--- SOURCE DATA ---
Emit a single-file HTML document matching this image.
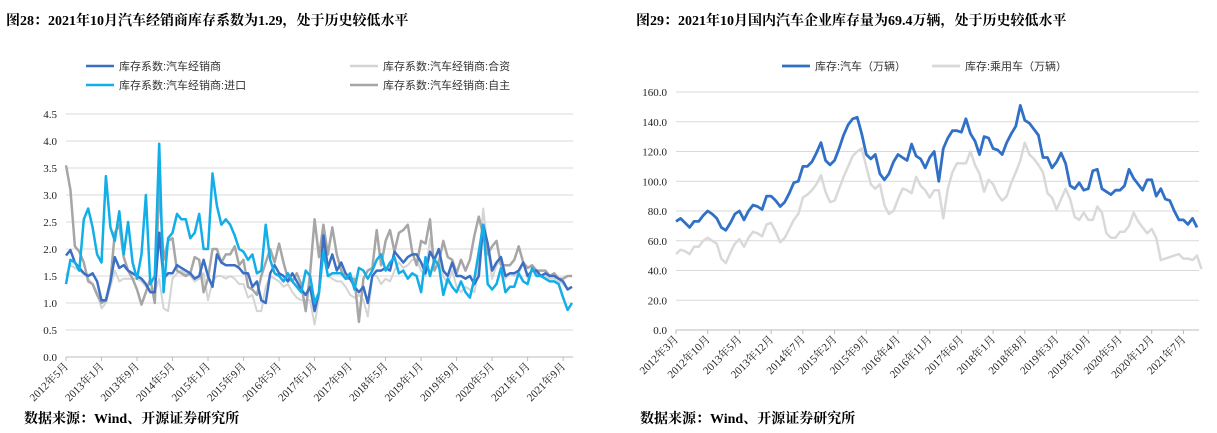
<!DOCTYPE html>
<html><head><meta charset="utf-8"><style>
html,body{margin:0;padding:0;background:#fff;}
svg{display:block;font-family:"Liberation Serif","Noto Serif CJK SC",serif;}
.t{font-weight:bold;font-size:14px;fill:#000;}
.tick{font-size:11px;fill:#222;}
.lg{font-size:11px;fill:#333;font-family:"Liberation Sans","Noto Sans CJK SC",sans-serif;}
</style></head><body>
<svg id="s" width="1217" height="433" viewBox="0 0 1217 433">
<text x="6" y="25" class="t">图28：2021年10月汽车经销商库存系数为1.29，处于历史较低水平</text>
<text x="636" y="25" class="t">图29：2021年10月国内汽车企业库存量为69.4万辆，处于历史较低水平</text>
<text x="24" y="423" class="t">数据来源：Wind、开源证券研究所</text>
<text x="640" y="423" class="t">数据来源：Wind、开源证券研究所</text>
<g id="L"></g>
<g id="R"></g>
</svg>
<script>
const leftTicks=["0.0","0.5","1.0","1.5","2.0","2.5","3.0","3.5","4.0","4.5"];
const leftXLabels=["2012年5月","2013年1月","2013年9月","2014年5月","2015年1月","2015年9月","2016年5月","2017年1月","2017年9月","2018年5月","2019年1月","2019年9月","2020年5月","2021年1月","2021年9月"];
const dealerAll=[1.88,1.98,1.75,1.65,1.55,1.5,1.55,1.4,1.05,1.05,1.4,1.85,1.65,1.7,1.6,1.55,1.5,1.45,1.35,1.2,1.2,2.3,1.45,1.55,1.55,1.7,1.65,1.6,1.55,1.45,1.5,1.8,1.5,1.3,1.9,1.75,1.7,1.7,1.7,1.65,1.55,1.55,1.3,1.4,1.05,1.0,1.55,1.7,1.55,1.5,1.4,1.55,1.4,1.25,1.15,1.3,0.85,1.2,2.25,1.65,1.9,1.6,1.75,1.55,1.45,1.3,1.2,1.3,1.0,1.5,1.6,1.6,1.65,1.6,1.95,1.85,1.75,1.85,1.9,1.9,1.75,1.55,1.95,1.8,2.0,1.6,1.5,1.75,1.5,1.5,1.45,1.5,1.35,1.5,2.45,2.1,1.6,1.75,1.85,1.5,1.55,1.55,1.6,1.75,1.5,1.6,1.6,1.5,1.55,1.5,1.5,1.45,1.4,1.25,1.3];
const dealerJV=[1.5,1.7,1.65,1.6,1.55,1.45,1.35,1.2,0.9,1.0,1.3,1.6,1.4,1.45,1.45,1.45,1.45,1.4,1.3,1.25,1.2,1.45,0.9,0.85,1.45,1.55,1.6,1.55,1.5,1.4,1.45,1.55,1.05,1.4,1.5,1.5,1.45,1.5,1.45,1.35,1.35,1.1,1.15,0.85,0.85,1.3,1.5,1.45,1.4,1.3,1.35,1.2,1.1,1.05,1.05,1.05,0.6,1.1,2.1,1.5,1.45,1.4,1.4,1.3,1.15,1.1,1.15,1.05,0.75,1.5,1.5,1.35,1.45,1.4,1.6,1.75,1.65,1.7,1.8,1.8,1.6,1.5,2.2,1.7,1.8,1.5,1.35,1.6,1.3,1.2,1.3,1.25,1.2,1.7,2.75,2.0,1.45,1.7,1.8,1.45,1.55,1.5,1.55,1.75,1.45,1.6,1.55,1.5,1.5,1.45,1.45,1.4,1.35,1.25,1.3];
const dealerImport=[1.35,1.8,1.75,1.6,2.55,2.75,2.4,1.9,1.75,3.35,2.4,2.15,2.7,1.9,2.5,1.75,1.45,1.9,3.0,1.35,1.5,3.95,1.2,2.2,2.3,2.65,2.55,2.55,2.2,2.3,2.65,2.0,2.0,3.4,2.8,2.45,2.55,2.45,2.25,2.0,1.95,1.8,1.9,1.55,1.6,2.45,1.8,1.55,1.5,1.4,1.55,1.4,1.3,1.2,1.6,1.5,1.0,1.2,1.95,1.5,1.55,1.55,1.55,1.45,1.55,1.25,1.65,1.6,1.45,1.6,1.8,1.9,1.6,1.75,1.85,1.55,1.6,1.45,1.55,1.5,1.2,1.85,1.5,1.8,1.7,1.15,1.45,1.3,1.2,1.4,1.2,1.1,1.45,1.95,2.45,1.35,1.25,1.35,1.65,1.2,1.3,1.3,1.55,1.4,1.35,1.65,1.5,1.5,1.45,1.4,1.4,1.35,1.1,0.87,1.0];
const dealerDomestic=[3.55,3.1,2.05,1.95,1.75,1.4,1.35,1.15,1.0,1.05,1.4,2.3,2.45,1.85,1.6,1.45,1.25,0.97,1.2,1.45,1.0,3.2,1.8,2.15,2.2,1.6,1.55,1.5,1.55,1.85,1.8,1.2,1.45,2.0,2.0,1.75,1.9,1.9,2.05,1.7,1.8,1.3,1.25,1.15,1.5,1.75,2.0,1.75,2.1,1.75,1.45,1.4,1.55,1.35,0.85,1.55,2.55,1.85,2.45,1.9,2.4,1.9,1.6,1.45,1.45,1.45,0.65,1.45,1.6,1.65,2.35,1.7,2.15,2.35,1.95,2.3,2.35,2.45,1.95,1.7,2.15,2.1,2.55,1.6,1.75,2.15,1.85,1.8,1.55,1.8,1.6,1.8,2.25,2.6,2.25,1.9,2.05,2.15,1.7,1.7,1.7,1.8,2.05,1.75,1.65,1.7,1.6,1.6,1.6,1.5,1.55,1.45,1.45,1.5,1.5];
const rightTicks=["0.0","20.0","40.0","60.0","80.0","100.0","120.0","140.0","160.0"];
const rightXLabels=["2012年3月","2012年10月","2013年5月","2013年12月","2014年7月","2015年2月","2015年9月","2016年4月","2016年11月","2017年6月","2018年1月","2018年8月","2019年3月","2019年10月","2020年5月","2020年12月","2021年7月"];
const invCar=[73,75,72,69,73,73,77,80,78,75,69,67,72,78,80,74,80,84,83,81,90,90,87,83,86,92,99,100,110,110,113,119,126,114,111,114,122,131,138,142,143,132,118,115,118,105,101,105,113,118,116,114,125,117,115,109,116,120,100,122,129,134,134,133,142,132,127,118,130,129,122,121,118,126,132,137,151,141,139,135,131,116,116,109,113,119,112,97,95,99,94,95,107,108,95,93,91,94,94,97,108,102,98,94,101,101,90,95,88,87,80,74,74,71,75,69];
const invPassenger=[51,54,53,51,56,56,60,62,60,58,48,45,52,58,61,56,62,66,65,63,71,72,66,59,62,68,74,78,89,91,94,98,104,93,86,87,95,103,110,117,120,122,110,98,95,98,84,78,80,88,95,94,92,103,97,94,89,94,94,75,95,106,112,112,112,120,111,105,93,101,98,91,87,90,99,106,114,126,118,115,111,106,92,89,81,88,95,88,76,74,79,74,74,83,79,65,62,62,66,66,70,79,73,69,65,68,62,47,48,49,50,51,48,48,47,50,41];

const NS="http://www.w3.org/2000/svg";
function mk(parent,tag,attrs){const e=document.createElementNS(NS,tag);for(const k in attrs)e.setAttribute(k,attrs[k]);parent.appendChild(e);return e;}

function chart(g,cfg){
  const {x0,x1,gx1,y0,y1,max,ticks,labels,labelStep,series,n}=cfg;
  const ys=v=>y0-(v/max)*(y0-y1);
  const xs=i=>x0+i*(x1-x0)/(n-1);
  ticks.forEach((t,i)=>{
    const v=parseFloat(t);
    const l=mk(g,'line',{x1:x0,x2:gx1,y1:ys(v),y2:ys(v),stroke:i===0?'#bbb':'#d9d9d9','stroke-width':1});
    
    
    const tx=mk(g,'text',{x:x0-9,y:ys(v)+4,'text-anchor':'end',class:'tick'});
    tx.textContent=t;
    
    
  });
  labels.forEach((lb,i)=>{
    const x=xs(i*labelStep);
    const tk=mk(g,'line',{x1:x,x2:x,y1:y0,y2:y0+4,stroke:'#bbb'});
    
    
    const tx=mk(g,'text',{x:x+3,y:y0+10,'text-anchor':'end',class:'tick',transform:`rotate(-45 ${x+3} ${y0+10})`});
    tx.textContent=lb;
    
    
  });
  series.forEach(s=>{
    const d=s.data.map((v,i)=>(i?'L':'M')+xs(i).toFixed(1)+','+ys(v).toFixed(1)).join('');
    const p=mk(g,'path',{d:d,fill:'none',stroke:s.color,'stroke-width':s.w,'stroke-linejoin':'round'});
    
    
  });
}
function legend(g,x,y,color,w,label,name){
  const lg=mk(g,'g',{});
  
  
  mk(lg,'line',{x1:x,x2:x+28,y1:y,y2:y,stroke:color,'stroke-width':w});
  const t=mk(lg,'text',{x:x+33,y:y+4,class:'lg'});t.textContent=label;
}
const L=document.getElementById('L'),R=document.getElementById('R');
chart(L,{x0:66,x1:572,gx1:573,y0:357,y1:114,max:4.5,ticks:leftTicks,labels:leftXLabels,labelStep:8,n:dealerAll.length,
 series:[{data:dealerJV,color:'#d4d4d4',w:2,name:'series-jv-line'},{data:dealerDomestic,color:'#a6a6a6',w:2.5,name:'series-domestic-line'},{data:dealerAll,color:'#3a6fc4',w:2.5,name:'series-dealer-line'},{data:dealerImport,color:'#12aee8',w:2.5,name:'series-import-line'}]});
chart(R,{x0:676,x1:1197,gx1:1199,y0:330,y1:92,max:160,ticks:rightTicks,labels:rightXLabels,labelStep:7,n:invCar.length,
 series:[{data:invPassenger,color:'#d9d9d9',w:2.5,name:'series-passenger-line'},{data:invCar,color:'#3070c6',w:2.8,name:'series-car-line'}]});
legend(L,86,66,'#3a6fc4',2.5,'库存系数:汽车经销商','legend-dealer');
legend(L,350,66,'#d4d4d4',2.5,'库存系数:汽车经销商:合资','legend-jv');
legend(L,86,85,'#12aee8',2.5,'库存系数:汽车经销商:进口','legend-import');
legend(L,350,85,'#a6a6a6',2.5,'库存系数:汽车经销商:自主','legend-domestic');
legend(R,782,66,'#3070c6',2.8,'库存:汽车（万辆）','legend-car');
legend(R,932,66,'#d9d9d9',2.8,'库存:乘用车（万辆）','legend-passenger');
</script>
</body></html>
---
• **SET PROBLEM**:
Answer with a single number: the count of lines holding the word "document".

• **SOLUTION TO THE EXERCISE**:
3